We moeten ons slavernijverleden niet wegpoetsen

 

Wie het essay van Piet Emmer in het dagblad Trouw van 29 juni over het Nederlandse aandeel in de geschiedenis van de slavernij leest, zou bijna tot de conclusie komen dat de Nederlanders weinig te verwijten valt. Het waren de Afrikanen en Arabieren die de slaven ter verkoop aanboden. En op de plantages in de voormalige Nederlandse kolonie Suriname hadden de slaven het zo goed dat ze geld hadden kunnen sparen ‘om zich na hun vrijlating dure kleren te kunnen veroorloven’. Op de keper beschouwd hadden ze het beter dan ze het in hun eigen Afrikaanse landen ooit hadden kunnen krijgen. Nederlanders deden alleen waar ze goed in waren: het vervoer van de slaven. En dat waren er op een gegeven moment niet meer dan twee, drie schepen per jaar. Waar zeuren we eigenlijk over. Je moet het in de context van die tijd zien. Schadevergoeding? Wij zeuren bij Spanje toch ook niet over herstelbetalingen over de tijd van de 80-jarige oorlog. Nee, dan de Ghanezen die nu met de Surinamers in Nederland de afschaffing van de slavernij gedenken. Die zijn wellicht afstammelingen van de slavendrijvers.

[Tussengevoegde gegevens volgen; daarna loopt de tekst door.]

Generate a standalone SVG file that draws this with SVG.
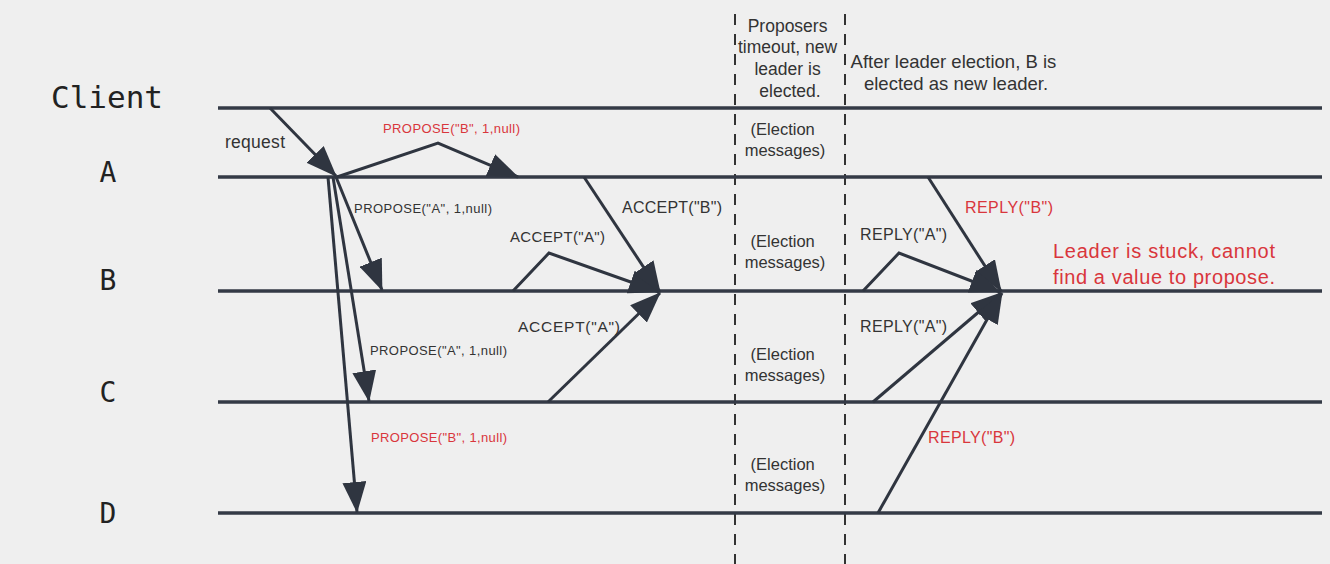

Emmer veegt het straatje schoon. Objectieve historische feiten, gebaseerd op de geschiedschrijving van de overheerser. En ach, ook de koopman leed verlies. Niet alleen de slaven die de overtocht niet overleefden. Ook het personeel op de schepen legde het loodje. Dat ze er nog brood in zagen om, aan het eind nog drie schepen per jaar, met zo’n 2700 slaven, van het ene naar het andere werelddeel te vervoeren. Het was bijna liefdewerk oud papier. Stel je voor dat we het nu deden. De wereld zou te klein zijn.

Het zal best waar zijn dat mensen in Afrika, door mede-Afrikanen als koopwaar aangeboden, anders wel in hun eigen werelddeel een leven in armoede hadden geleid. Het gaf Nederlandse handelaren nog niet het recht ze te kopen, te vervoeren en in een andere uithoek te werk te stellen. Het waren geen landverhuizers die reikhalzend uitkeken naar een nieuwe wereld waar ze een bestaan hoopten op te bouwen. Ze werden niet uit vrije wil geketend en gekerkerd en als vee vervoerd.

 

In 1856 schreef de Amsterdamse godsdienstonderwijzer T.M. Looman in een brochure over het verbod op slavenhandel: ‘Alle verscheidenheid van taal en huidskleur zijn weggesmolten in de onmetelijke oceaan van de liefde in welke de Vader de Zoon heeft gezonden tot een zaligmaker der wereld. Onder de miljoenen mensen is er geen enkele die daar buiten valt. Delen ook wij in die liefde, dan moet onze liefde uitgaan naar alle verdrukten, bovenal naar de slaven als de meest verdrukten. Dit te meer omdat christendom en slavernij niet kunnen samengaan. Slavernij is strijdig met de grondslagen van het christendom en staat meer dan iets anders de prediking van het Evangelie in de weg.’ Ds. C.S. Adama van Scheltema schreef in datzelfde jaar aan zijn kerkenraad (van de hervormde gemeente te Amsterdam) naar aanleiding van een advertentie in het Handelsblad over de publieke verkoop van een plantage ‘met hare negermagt’: ‘Hoe is het mogelijk dat in het jaar onzes Heren 1856 de hoofdstad van Nederland nog behoort tot de plaatsen waar mensen, misschien medebelijders met ons van hetzelfde Evangelie, als koopwaar en roerend goed mogen worden ter markt gebracht en dat om wederrechtelijk van hun vrijheid beroofden met zweepslagen tot arbeid voor hun rechtmatige eigenaren te worden genoodzaakt.’ Het leidde tot een oproep van de kerk in Amsterdam aan de regering om de slavernij af te schaffen.

 

Afkeuring van slavernij en diepe spijt over wat mensen is aangedaan is dus geen stellingname met de kennis van nu, maar was er al méér dan 150 jaar terug. Over geschiedenis gesproken.